First popularized in the 1950s by the designer and inventor Buckminster Fuller, who died in 1983, geodesic domes have long been appreciated by environmentalists for their energy efficiency and the way they provide the maximum amount of space with a minimum of material. In the 1960s and ’70s, hippies built them in the wilderness, painting them in psychedelic patchworks; their rounded contours were seen as a retort to all things square or right-angled in Western society.

The domes of the Flower Power era were rarely more than a standard 24 feet in diameter and cost less than $1,000 to build, according to Jay Baldwin, an early dome builder and dweller. But many new domes are sprawling mansions of more than 10,000 square feet, built on budgets of a million dollars or more.

“The domes have gotten bigger and more expensive as people’s incomes expanded,” said Dennis Johnson, who founded Natural Spaces Domes, a dome building company in North Branch, Minn., in 1978. In the past decade his clients have quadrupled in number, to about 200 a year.
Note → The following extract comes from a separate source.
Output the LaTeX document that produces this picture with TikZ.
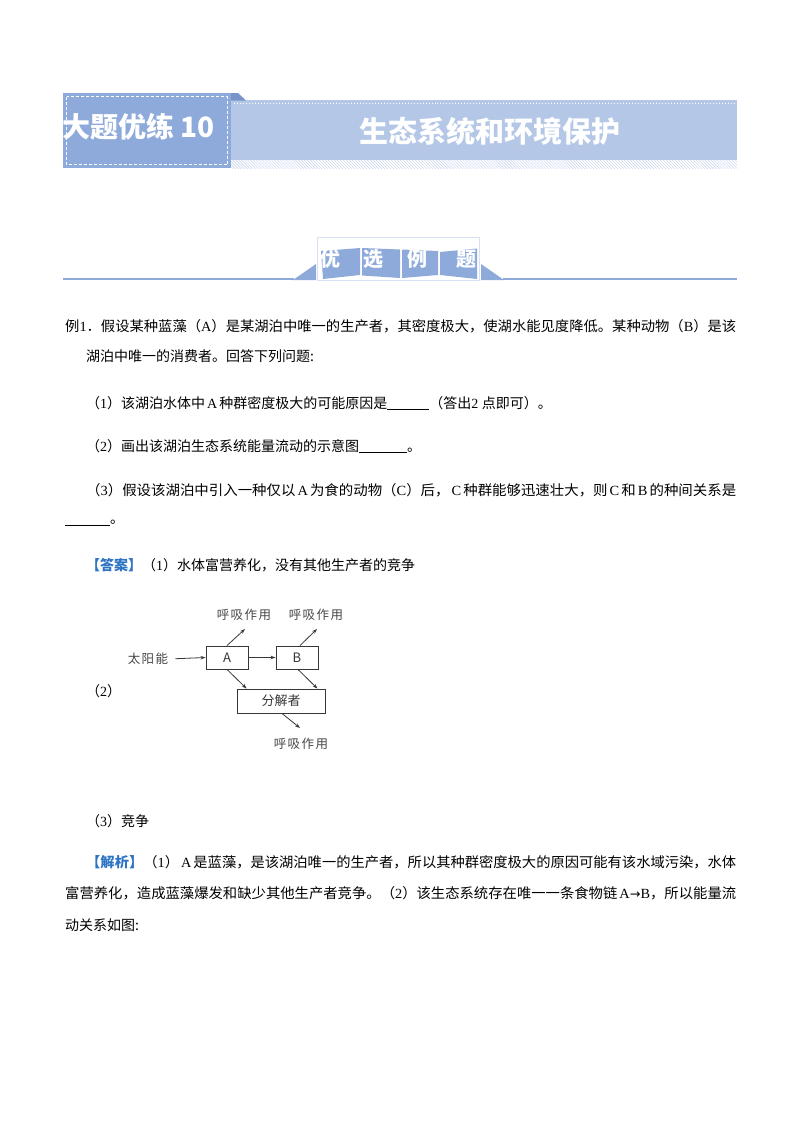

Like most modern homeowners, dome owners want plenty of space.

“They want another bedroom,” said Robert Singer, the president of Timberline Geodesics, a dome manufacturer in Berkeley, Calif. “They want the home office, they want the entertainment room, they want the extra space in the basement, they want the large custom kitchen.”

Two years ago, Mr. Singer said, his factory needed to run only seven months a year to meet the demand. Now it operates full time to produce more than 50 houses annually, and he still can’t fill all the orders.

Many people are also requesting surprisingly conventional architectural accessories: dormer windows, cedar shingles, carriage lamps, gambrel-roofed entryways.

They want to stand out from the pack, it seems, but not too much; they want to reclaim their youth, but aren’t willing to sacrifice the comforts of middle age. (Mr. Nelkin put a cupola on top of his dome, because, he said, it made the place look “more homey” and less like the kind of basic unembellished dome “you might see in an oil refinery.”)

Companies that sell kits for large-scale domes offer custom options like cupolas, balconies, rectangular additions for extra rooms and even matching minidomes for pets. But early dome builders like Mr. Baldwin see the new customized domes as bastardizations of Fuller’s concept.

“I call them elephant droppings,” he said. “Fuller’s idea was that of a machine-made object, a pure geometry.”

Most dome dwellers are not so picky.

Tina Gerard and Wes Dehnke, who own a 45-foot-diameter dome in River Falls, Wis., love its shape and the triangular framing inside. But when they were planning it they thought the outside looked too naked.

Not anymore.

“The castle turrets give the dome a whole other dimension,” Ms. Gerard said.